Given our vantage point — midway down the Florida Keys, surrounded by water so clear and so shallow — such a claim seemed more than just wishful thinking. As it turned out, in this case the prediction was wrong. On our paddle from near the Seven Mile Bridges to Bahia Honda State Park and back on a bright calm morning in late December, the three of us saw no more stingrays. But no complaints were lodged. Instead, we paddled past a spiky black sea urchin, a salami-length shark and at least a half a dozen wading birds. Not bad for a two-hour paddle that ended within 100 feet of our car.
The conventional way to explore the Florida Keys is by car. The chunk of U.S. 1 that stretches from the Florida mainland to Key West — 127.5 miles with 42 bridges and vast stretches of water on each side — is often counted among the most scenic drives in the country. A flight can be booked to Miami or Key West, a convertible rented and the simplest of courses charted along this well-traveled length of road.
When the landscape being traversed, however, is ultimately a series of islands, it quickly becomes evident that pavement takes an island-hopping traveler only so far. A deeper immersion requires not just looking at the shallow water, but getting on it. And a kayak may be the best way to do it.
“The Florida Keys is loaded with shallow water,” Tom Ashley, a boat captain who works for the Little Palm Island Resort & Spa, had told us the previous day as he carefully navigated his motorboat through the flats near Little Torch Key. He often takes guest and kayaks aboard to shuttle them out to remote shallows.
“Out here,” Captain Ashley added, “you can see water in five different shades of blue. But often the only way to reach that water is in a kayak.”
In the Keys, an archipelago of some 1,700 islands, finding a kayak outfitter has come to be about as difficult as spotting a pelican. A large number of them are based on or near U.S. 1, locally called the Overseas Highway, so that going from one to the next is no time burner. It is entirely plausible to go on three different types of kayak trips, in three distinctly different environments in the Keys, all inside of a single day.
Fly into Key West International Airport and the first paddling opportunity is a five-minute drive from the parking lot. Rent a kayak from the Lazy Dog Kayak Company and push off into a mangrove-lined creek at a put-in sited within 20 feet of an open-air bar.
Or 13 miles out on the Overseas Highway, secure a kayak at the tiki torch-laden Geiger Key Marina on Geiger Key and just 50 paddle strokes away see translucent turquoise water laced with canary yellow fish and purple coral.
Fifteen miles farther, hop on a kayak-filled motorboat for a 15-minute ride to start a half-day paddle around the often-deserted white-sand beaches of the Snipe Keys, where signs of civilization remain out of view from most every angle.
Keep going east, and you’ll find more kayaks and more shallow water to explore, all the way to the mainland.

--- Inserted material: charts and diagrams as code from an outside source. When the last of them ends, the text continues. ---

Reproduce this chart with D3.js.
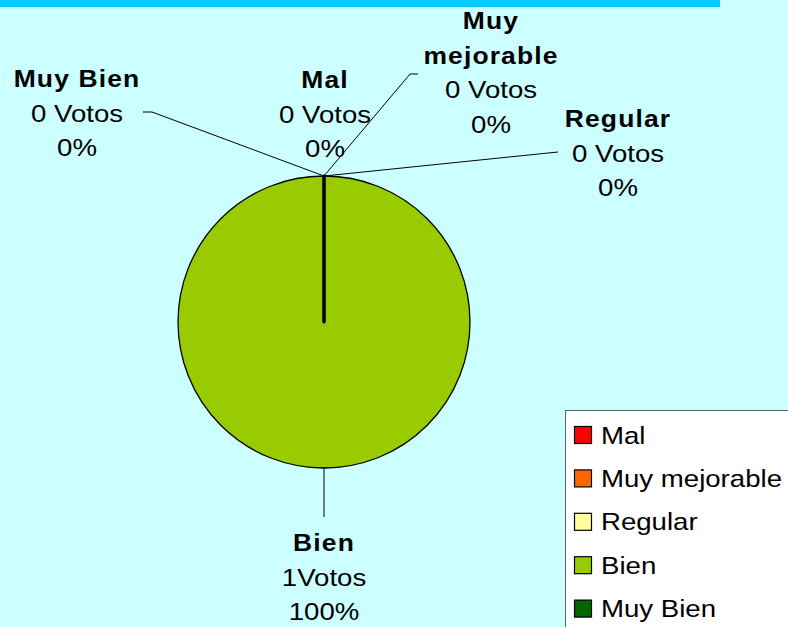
<!DOCTYPE html>
<html>
<head>
<meta charset="utf-8" />
<title>Votos</title>
<script src="https://cdn.jsdelivr.net/npm/d3@7"></script>
<style>
	body { margin: 0; background: #ccffff; overflow: hidden; }
	svg { display: block; font-family: "Liberation Sans", Arial, sans-serif; }
</style>
</head>
<body>
<div id="chart"></div>
<script>
	// data
	var categories = ["Mal", "Muy mejorable", "Regular", "Bien", "Muy Bien"];
	var votes = [0, 0, 0, 1, 0];
	var colors = ["#ff0000", "#ff6600", "#ffff99", "#99cc00", "#006600"];

	var width = 788, height = 627;
	var cx = 324, cy = 322, radius = 146;
	var sx = 1.15; // labels look horizontally stretched in the original

	// where each label block sits (centre x, first baseline) and its leader line
	var labelLayout = {
		"Mal":           { x: 325, y: 88,  lines: ["Mal"], leader: null },
		"Muy mejorable": { x: 491, y: 29,  lines: ["Muy", "mejorable"], leader: [[418, 74], [410, 74]] },
		"Regular":       { x: 618, y: 127, lines: ["Regular"], leader: [[558, 152]] },
		"Bien":          { x: 324, y: 551, lines: ["Bien"], leader: [[324, 517]] },
		"Muy Bien":      { x: 77,  y: 87,  lines: ["Muy Bien"], leader: [[143, 112], [152, 112]] }
	};

	var total = d3.sum(votes);
	var rows = categories.map(function (c, i) {
		return { name: c, value: votes[i], color: colors[i] };
	});

	var svg = d3.select("#chart").append("svg")
		.attr("width", width)
		.attr("height", height);

	svg.append("rect").attr("width", width).attr("height", height).attr("fill", "#ccffff");
	svg.append("rect").attr("x", 0).attr("y", 0).attr("width", 720).attr("height", 7).attr("fill", "#00ccff");

	var pie = d3.pie().sort(null).value(function (d) { return d.value; });
	var arc = d3.arc().innerRadius(0).outerRadius(radius);
	var arcs = pie(rows);

	// leader lines first, under the pie
	var leaders = svg.append("g");
	arcs.forEach(function (a) {
		var lay = labelLayout[a.data.name];
		if (!lay.leader) return;
		var mid = (a.startAngle + a.endAngle) / 2;
		var px = cx + Math.sin(mid) * radius, py = cy - Math.cos(mid) * radius;
		if (a.endAngle - a.startAngle < 1e-6) { px = cx + Math.sin(a.startAngle) * radius; py = cy - Math.cos(a.startAngle) * radius; }
		var pts = [[px, py]].concat(lay.leader.slice().reverse());
		leaders.append("path")
			.attr("d", d3.line()(pts))
			.attr("fill", "none")
			.attr("stroke", "#000")
			.attr("stroke-width", 1);
	});

	var g = svg.append("g").attr("transform", "translate(" + cx + "," + cy + ")");
	// big slices first, the zero ones on top so their edges show
	var ordered = arcs.slice().sort(function (a, b) { return b.value - a.value; });
	g.selectAll("path.slice").data(ordered).enter().append("path")
		.attr("class", "slice")
		.attr("d", arc)
		.attr("fill", function (d) { return d.data.color; })
		.attr("stroke", "#000")
		.attr("stroke-width", function (d) { return d.value === 0 ? 2.6 : 1.3; })
		.attr("stroke-linejoin", "round");

	// data labels
	arcs.forEach(function (a) {
		var lay = labelLayout[a.data.name];
		var pct = total ? Math.round(a.value / total * 100) : 0;
		var lines = lay.lines.map(function (t) { return { text: t, bold: true }; });
		lines.push({ text: a.value + (a.value === 0 ? " " : "") + "Votos", bold: false });
		lines.push({ text: pct + "%", bold: false });
		lines.forEach(function (ln, i) {
			svg.append("text")
				.attr("transform", "translate(" + lay.x + "," + (lay.y + i * 34.5) + ") scale(" + sx + ",1)")
				.attr("text-anchor", "middle")
				.attr("font-size", ln.bold ? "23px" : "24px")
				.attr("font-weight", ln.bold ? "bold" : "normal")
				.attr("letter-spacing", ln.bold ? "1px" : "0px")
				.attr("fill", "#000")
				.text(ln.text);
		});
	});

	// legend
	var legend = svg.append("g").attr("transform", "translate(565,410)");
	legend.append("rect")
		.attr("x", 0.5).attr("y", 0.5)
		.attr("width", 240).attr("height", 240)
		.attr("fill", "#ffffff")
		.attr("stroke", "#606060");
	var item = legend.selectAll("g.item").data(rows).enter().append("g")
		.attr("class", "item")
		.attr("transform", function (d, i) { return "translate(0," + (25 + i * 43.4) + ")"; });
	item.append("rect")
		.attr("x", 9.5).attr("y", -8.5)
		.attr("width", 17).attr("height", 17)
		.attr("fill", function (d) { return d.color; })
		.attr("stroke", "#000")
		.attr("stroke-width", 1.2);
	item.append("text")
		.attr("transform", "translate(36,8.5) scale(" + sx + ",1)")
		.attr("font-size", "24px")
		.attr("fill", "#000")
		.text(function (d) { return d.name; });
</script>
</body>
</html>
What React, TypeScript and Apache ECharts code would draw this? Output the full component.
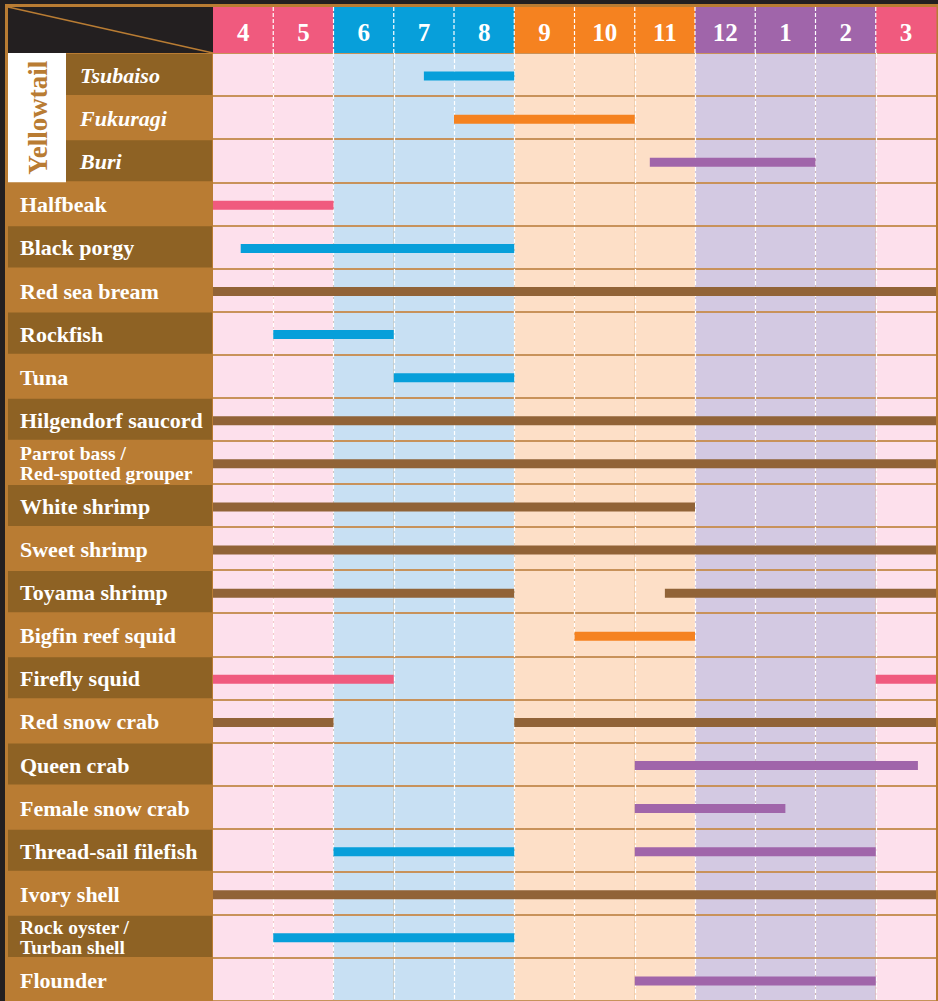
import React, { useEffect, useRef } from "react";
import * as echarts from "echarts";

// ---- data ----
const months = ["4", "5", "6", "7", "8", "9", "10", "11", "12", "1", "2", "3"];
const monthSeason = ["spring", "spring", "summer", "summer", "summer", "autumn", "autumn", "autumn", "winter", "winter", "winter", "spring"];

const groupName = "Yellowtail";
const groupSize = 3;

const fishNames = [
  "Tsubaiso",
  "Fukuragi",
  "Buri",
  "Halfbeak",
  "Black porgy",
  "Red sea bream",
  "Rockfish",
  "Tuna",
  "Hilgendorf saucord",
  "Parrot bass /\nRed-spotted grouper",
  "White shrimp",
  "Sweet shrimp",
  "Toyama shrimp",
  "Bigfin reef squid",
  "Firefly squid",
  "Red snow crab",
  "Queen crab",
  "Female snow crab",
  "Thread-sail filefish",
  "Ivory shell",
  "Rock oyster /\nTurban shell",
  "Flounder",
];

// [row index, start (months from April 1), end, season colour key]
const seasonSegments: [number, number, number, string][] = [
  [0, 3.5, 5, "summer"],
  [1, 4, 7, "autumn"],
  [2, 7.25, 10, "winter"],
  [3, 0, 2, "spring"],
  [4, 0.46, 5, "summer"],
  [5, 0, 12, "year"],
  [6, 1, 3, "summer"],
  [7, 3, 5, "summer"],
  [8, 0, 12, "year"],
  [9, 0, 12, "year"],
  [10, 0, 8, "year"],
  [11, 0, 12, "year"],
  [12, 0, 5, "year"],
  [12, 7.5, 12, "year"],
  [13, 6, 8, "autumn"],
  [14, 0, 3, "spring"],
  [14, 11, 12, "spring"],
  [15, 0, 2, "year"],
  [15, 5, 12, "year"],
  [16, 7, 11.7, "winter"],
  [17, 7, 9.5, "winter"],
  [18, 2, 5, "summer"],
  [18, 7, 11, "winter"],
  [19, 0, 12, "year"],
  [20, 1, 5, "summer"],
  [21, 7, 11, "winter"],
];

// ---- styles ----
const headerColor: Record<string, string> = {
  spring: "#f05a7e",
  summer: "#079fda",
  autumn: "#f58220",
  winter: "#a065aa",
};
const bandColor: Record<string, string> = {
  spring: "#fde0ec",
  summer: "#c8e0f3",
  autumn: "#fddfc7",
  winter: "#d3c9e2",
};
const barColor: Record<string, string> = {
  spring: "#f05a7e",
  summer: "#079fda",
  autumn: "#f58220",
  winter: "#a065aa",
  year: "#916337",
};
const seasonKeys = ["spring", "summer", "autumn", "winter", "year"];

const DARK = "#231f20";
const LIGHT_BROWN = "#b97c33";
const DARK_BROWN = "#8e6224";
const FONT = '"Liberation Serif", "Times New Roman", serif';
const HEADER_H = 46;
const COL_LEFT = 8;
const SUB_LEFT = 66;

export default function App() {
  const ref = useRef<HTMLDivElement>(null);

  useEffect(() => {
    if (!ref.current) return;
    const chart = echarts.init(ref.current, undefined, { renderer: "svg" });

    const option: any = {
      animation: false,
      backgroundColor: LIGHT_BROWN,
      grid: { left: 213, right: 2, top: 53, bottom: 0 },
      xAxis: {
        type: "value",
        min: 0,
        max: 12,
        interval: 1,
        position: "top",
        z: 3,
        axisLine: { show: false },
        axisTick: { show: false },
        axisLabel: { show: false },
        splitLine: {
          show: true,
          showMinLine: false,
          showMaxLine: false,
          lineStyle: { color: "#ffffff", type: [4, 2], width: 1.2 },
        },
      },
      yAxis: {
        type: "category",
        inverse: true,
        data: fishNames,
        z: 3,
        axisLine: { show: false },
        axisTick: { show: false },
        axisLabel: { show: false },
        splitLine: {
          show: true,
          interval: 0,
          lineStyle: { color: "#c8925a", width: 1.8 },
        },
      },
      graphic: [
        { type: "rect", z: 10, shape: { x: 0, y: 0, width: 938, height: 4 }, style: { fill: DARK } },
        { type: "rect", z: 10, shape: { x: 0, y: 0, width: 5, height: 1001 }, style: { fill: DARK } },
        { type: "rect", z: 10, shape: { x: 8, y: 7, width: 205, height: HEADER_H }, style: { fill: DARK } },
        {
          type: "line",
          z: 11,
          shape: { x1: 8, y1: 7, x2: 213, y2: 53 },
          style: { stroke: LIGHT_BROWN, lineWidth: 1.5 },
        },
      ],
      series: [
        // season background bands
        {
          type: "custom",
          z: 1,
          silent: true,
          data: months.map((_, i) => [i, i + 1]),
          encode: { x: [0, 1] },
          renderItem: (params: any, api: any) => {
            const i = api.value(0);
            const cs = params.coordSys;
            const x0 = api.coord([i, 0])[0];
            const x1 = api.coord([i + 1, 0])[0];
            return {
              type: "rect",
              shape: { x: x0, y: cs.y, width: x1 - x0, height: cs.height },
              style: { fill: bandColor[monthSeason[i]] },
            };
          },
        },
        // month header
        {
          type: "custom",
          z: 6,
          silent: true,
          data: months.map((_, i) => [i, i + 1]),
          encode: { x: [0, 1] },
          renderItem: (params: any, api: any) => {
            const i = api.value(0);
            const cs = params.coordSys;
            const x0 = api.coord([i, 0])[0];
            const x1 = api.coord([i + 1, 0])[0];
            const top = cs.y - HEADER_H;
            const children: any[] = [
              {
                type: "rect",
                shape: { x: x0, y: top, width: x1 - x0 + 0.5, height: HEADER_H },
                style: { fill: headerColor[monthSeason[i]] },
              },
              {
                type: "text",
                style: {
                  text: months[i],
                  x: (x0 + x1) / 2,
                  y: top + HEADER_H / 2 + 2,
                  align: "center",
                  verticalAlign: "middle",
                  fill: "#ffffff",
                  fontFamily: FONT,
                  fontWeight: "bold",
                  fontSize: 25,
                },
              },
            ];
            if (i > 0) {
              children.push({
                type: "line",
                shape: { x1: x0, y1: top, x2: x0, y2: cs.y },
                style: { stroke: "#ffffff", lineWidth: 1.2, lineDash: [4, 2] },
              });
            }
            return { type: "group", children };
          },
        },
        // left label column
        {
          type: "custom",
          z: 6,
          silent: true,
          data: fishNames.map((_, i) => [0, i]),
          encode: { x: 0, y: 1 },
          renderItem: (params: any, api: any) => {
            const row = api.value(1);
            const cs = params.coordSys;
            const cy = api.coord([0, row])[1];
            const h = api.size([0, 1])[1];
            const top = cy - h / 2;
            const inGroup = row < groupSize;
            const left = inGroup ? SUB_LEFT : COL_LEFT;
            const children: any[] = [];
            if (row % 2 === 0) {
              children.push({
                type: "rect",
                shape: { x: left, y: top + 1, width: cs.x - 1 - left, height: h - 2 },
                style: { fill: DARK_BROWN },
              });
            }
            const name = fishNames[row];
            const twoLine = name.indexOf("\n") >= 0;
            children.push({
              type: "text",
              style: {
                text: name,
                x: inGroup ? 80 : 20,
                y: cy + 1,
                align: "left",
                verticalAlign: "middle",
                fill: "#ffffff",
                fontFamily: FONT,
                fontWeight: "bold",
                fontStyle: inGroup ? "italic" : "normal",
                fontSize: twoLine ? 19.5 : 22,
                lineHeight: twoLine ? 20 : 24,
              },
            });
            if (row === 0) {
              const groupH = h * groupSize;
              children.push({
                type: "rect",
                shape: { x: COL_LEFT, y: top, width: SUB_LEFT - COL_LEFT, height: groupH },
                style: { fill: "#ffffff" },
              });
              children.push({
                type: "text",
                x: (COL_LEFT + SUB_LEFT) / 2 + 1,
                y: top + groupH / 2,
                rotation: Math.PI / 2,
                style: {
                  text: groupName,
                  x: 0,
                  y: 0,
                  align: "center",
                  verticalAlign: "middle",
                  fill: LIGHT_BROWN,
                  fontFamily: FONT,
                  fontWeight: "bold",
                  fontSize: 27,
                },
              });
            }
            return { type: "group", children };
          },
        },
        // season bars
        {
          type: "custom",
          z: 5,
          silent: true,
          data: seasonSegments.map((s) => [s[1], s[2], s[0], seasonKeys.indexOf(s[3])]),
          encode: { x: [0, 1], y: 2 },
          renderItem: (params: any, api: any) => {
            const p0 = api.coord([api.value(0), api.value(2)]);
            const p1 = api.coord([api.value(1), api.value(2)]);
            const key = seasonKeys[api.value(3)];
            return {
              type: "rect",
              shape: { x: p0[0], y: p0[1] - 3, width: p1[0] - p0[0], height: 9 },
              style: { fill: barColor[key] },
            };
          },
        },
      ],
    };

    chart.setOption(option);
    return () => chart.dispose();
  }, []);

  return (
    <div
      ref={ref}
      style={{ position: "fixed", left: 0, top: 0, width: 938, height: 1001 }}
    />
  );
}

It would be hard to find a part of the country that has embraced kayaks more fully or for more purposes than the Keys — or made them more readily available to tourists.
Kayaks are employed in conjunction with snorkeling and spear fishing. They are rigged with sails that can be flipped up in a matter of seconds should the wind blow in an opportune direction. Fishermen go out in them for a cheap form of flats fishing; a guided kayak fishing excursion can cost less than half the typical $400 for a skiff and guide. It’s also often exciting because the kayaks are so light that a hooked fish can pull you along while it is trying to escape.